Assuntos que afinal, são tão importantes pra mim. De um modo também, essa
canção me faz entender, minha família. Meus avós e meus pais que até certo
ponto ainda eram mais comprometidos com esse mundo de tradições.
Na segunda estrofe da música, fala-se também
de como o tempo é relativo. Nessa parte, refere-se à uma época em que o tempo acontecia de forma
diferente, em que a vida era mais lenta e os processos mais orgânicos, até o
despedaçar de uma alma: A alma despedaçada Seguindo
próxima mas quase duas vezes mais lenta .Nos meus bons tempos. Sempre havia
pedras de ouro para arremessar. Naqueles que admitiam a derrota tarde demais.
Aqueles eram nossos tempos”.
Ao mesmo tempo parece se ressentir de um passado como um momento em que
havia tanta cobrança, tantas pedras a se jogarem - mas pedras de ouro, de
sabedoria, cobranças que não eram vazias. Alguma coisa de idealização que
sempre é fácil também de encontrar nos nostálgicos do passado se vê aqui: onde
os tempos pesados em que reputação e a cobrança por certos comportamentos – até
essas coisas ruins e que causam dor parecem melhores do que os dias atuais. E
quem pode dizer se não eram se a pressão social, o julgamento, as questões de
reputação, ao mesmo tempo que podiam levar à ruína de alguém, a repressão dos
desejos sinceros das pessoas, , eram também o caminho pelo qual se podia
entender e sentir o afeto das pessoas com quem se convivia? E nostalgia do
passado não deixa de ter a ver com esse mundo tradicional.
Sobre a última parte, que sempre é a que mais me emociona, ela diz: E eu amarei ver esse dia. Esse dia é meu.
Quando ela vai casar comigo lá fora com os salgueiros. E tocar as músicas que fizemos. Elas me fizeram assim. E eu amaria ver esse dia. O dia dela era meu. Essa parte da música fala um pouco sobre
relacionamentos mais orgânicos, muito menos fugazes e superficiais do que aqueles
que parecem regra hoje em dia e que foram supostamente mais comuns em tempos mais
antigos.
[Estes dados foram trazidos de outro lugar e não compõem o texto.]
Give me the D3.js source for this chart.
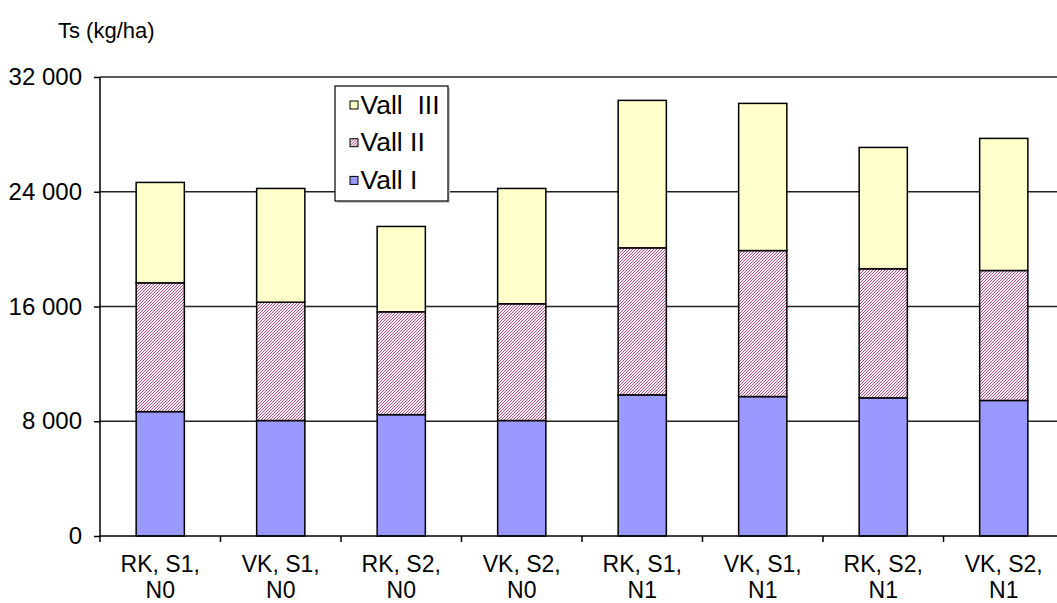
<!DOCTYPE html>
<html>
<head>
<meta charset="utf-8">
<script src="https://cdn.jsdelivr.net/npm/d3@7"></script>
<style>
  html, body { margin: 0; padding: 0; background: #fff; }
  svg { display: block; font-family: "Liberation Sans", Arial, sans-serif; }
</style>
</head>
<body>
<svg id="chart" width="1057" height="603"></svg>
<script>
// Harvest dry matter (kg/ha) per treatment, split by cut
const categories = [
  ["RK, S1,", "N0"], ["VK, S1,", "N0"], ["RK, S2,", "N0"], ["VK, S2,", "N0"],
  ["RK, S1,", "N1"], ["VK, S1,", "N1"], ["RK, S2,", "N1"], ["VK, S2,", "N1"]
];
const vallI   = [8670, 8050, 8460, 8050, 9840, 9720, 9630, 9450];
const vallII  = [8980, 8250, 7170, 8140, 10250, 10180, 9000, 9060];
const vallIII = [7000, 7930, 5950, 8040, 10280, 10260, 8460, 9210];
const seriesNames = ["Vall I", "Vall II", "Vall  III"];
const yTicks = [0, 8000, 16000, 24000, 32000];
const yTitle = "Ts (kg/ha)";

const svg = d3.select("#chart");
const W = 1057;
const plotLeft = 100, plotBottom = 536, plotTop = 77, plotRight = 1064;

const keys = ["I", "II", "III"];
const rows = categories.map((c, i) => ({ key: c.join(" "), I: vallI[i], II: vallII[i], III: vallIII[i] }));
const stack = d3.stack().keys(keys)(rows);

const x = d3.scaleBand()
  .domain(rows.map(d => d.key))
  .range([plotLeft, plotRight])
  .paddingInner(0.6)
  .paddingOuter(0.3);
const y = d3.scaleLinear().domain([0, 32000]).range([plotBottom, plotTop]);

// fine diagonal hatch for the second cut
const defs = svg.append("defs");
const pat = defs.append("pattern")
  .attr("id", "hatch").attr("patternUnits", "userSpaceOnUse")
  .attr("width", 3).attr("height", 3);
pat.append("rect").attr("width", 3).attr("height", 3).attr("fill", "#fbf0f5");
pat.append("path").attr("d", "M-1,1 L1,-1 M0,3 L3,0 M2,4 L4,2")
  .attr("stroke", "#ad4f80").attr("stroke-width", 1);

const fills = { I: "#9999ff", II: "url(#hatch)", III: "#ffffcc" };

// gridlines
svg.append("g").selectAll("line").data(yTicks.filter(t => t > 0)).join("line")
  .attr("x1", plotLeft).attr("x2", W)
  .attr("y1", d => y(d)).attr("y2", d => y(d))
  .attr("stroke", "#222").attr("stroke-width", 1.5);

// bars
svg.append("g").selectAll("g").data(stack).join("g")
  .attr("fill", d => fills[d.key])
  .selectAll("rect").data(d => d).join("rect")
  .attr("x", d => x(d.data.key))
  .attr("width", x.bandwidth())
  .attr("y", d => y(d[1]))
  .attr("height", d => y(d[0]) - y(d[1]))
  .attr("stroke", "#000").attr("stroke-width", 1.5);

// y axis
const fmt = d3.formatLocale({ decimal: ",", thousands: " ", grouping: [3], currency: ["", ""] }).format(",");
const yAxis = d3.axisLeft(y).tickValues(yTicks).tickFormat(fmt).tickSize(6).tickPadding(12);
const gy = svg.append("g").attr("transform", `translate(${plotLeft},0)`).call(yAxis);
gy.select(".domain").attr("stroke", "#000").attr("stroke-width", 1.5).attr("d", `M0,${plotTop}V${plotBottom}`);
gy.selectAll(".tick line").attr("stroke", "#000").attr("stroke-width", 1.5);
gy.selectAll(".tick text").attr("font-size", 24).attr("fill", "#000")
  .attr("font-family", "Liberation Sans, Arial, sans-serif");

// x axis baseline and category separators
svg.append("line").attr("x1", plotLeft).attr("x2", W).attr("y1", plotBottom).attr("y2", plotBottom)
  .attr("stroke", "#000").attr("stroke-width", 1.5);
const step = x.step();
const bounds = d3.range(categories.length + 1).map(i => x(rows[0].key) - step * x.paddingOuter() + i * step);
svg.append("g").selectAll("line").data(bounds.filter(b => b <= W)).join("line")
  .attr("x1", d => d).attr("x2", d => d)
  .attr("y1", plotBottom).attr("y2", plotBottom + 6)
  .attr("stroke", "#000").attr("stroke-width", 1.5);

// category labels (two lines)
const lab = svg.append("g").selectAll("text").data(rows).join("text")
  .attr("x", d => x(d.key) + x.bandwidth() / 2)
  .attr("text-anchor", "middle").attr("font-size", 23).attr("fill", "#000");
lab.selectAll("tspan").data((d, i) => categories[i]).join("tspan")
  .attr("x", function() { return d3.select(this.parentNode).attr("x"); })
  .attr("y", (d, j) => 572 + j * 26)
  .text(d => d);

// y title
svg.append("text").attr("x", 58).attr("y", 38)
  .attr("font-size", 22).attr("fill", "#000").text(yTitle);

// legend
const lg = svg.append("g").attr("transform", "translate(335,86)");
lg.append("rect").attr("x", 2).attr("y", 2).attr("width", 113).attr("height", 115).attr("fill", "#ccc");
lg.append("rect").attr("width", 113).attr("height", 115).attr("fill", "#fff")
  .attr("stroke", "#000").attr("stroke-width", 1.2);
const legendItems = [
  { name: seriesNames[2], fill: fills.III },
  { name: seriesNames[1], fill: fills.II },
  { name: seriesNames[0], fill: fills.I }
];
const li = lg.selectAll("g.item").data(legendItems).join("g")
  .attr("class", "item")
  .attr("transform", (d, i) => `translate(0,${19 + i * 37.7})`);
li.append("rect").attr("x", 15).attr("y", -4).attr("width", 8).attr("height", 8)
  .attr("fill", d => d.fill).attr("stroke", "#000").attr("stroke-width", 1);
li.append("text").attr("x", 25.5).attr("y", 8.5)
  .attr("font-size", 26.5).attr("fill", "#000")
  .style("white-space", "pre").attr("xml:space", "preserve")
  .text(d => d.name);
</script>
</body>
</html>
Claro que isso também pode ser visto como uma idealização do passado.
Precisar esse tipo de coisa, é muito difícil.
Mas o próprio peso dos compromissos e papéis assumidos, que tanto
reprimia as pessoas, acredito que fundava um terreno fértil para relações que
precisavam de maior concretude. Ou não. Não há exatamente, como saber. Mas, em
que pese a idealização, o desejo por uma relação real, consistente e concreta,
mesmo que ele venha construído numa projeção irreal sobre o passado, ainda é
válido. Além disso, acredito que para os mais velhos, essa é uma idealização comum
do que já passou: sobre como as pessoas tinham relações mais sinceras, laços
mais firmes.(Por ser tão comum, quem sabe nem seja tanta idealização assim).
Diziam que eram relações reais, naturais, que se construíam aos poucos. Nada a
ver com os amores de fugazes de facebook de hoje em dia. Eram relações para se
construir algo, não pra mostrar nas fotos. E fazer ‘’músicas”, indicam para
esse tipo de coisa. Essa expressão aparece aqui no sentido figurado para mostrar
como um relacionamento pode ser, através de uma entrega verdadeira, a
construção de algo novo, de uma nova vida, de uma felicidade menos solitária. Uma
música que vá embalar sua vida, ditar o ritmo. Estar numa relação séria, real,
é sempre propício para quem quer se comprometer com a própria vida e dar a
entonação, o tom da sua própria vida, como se fosse mesmo, uma canção só sua.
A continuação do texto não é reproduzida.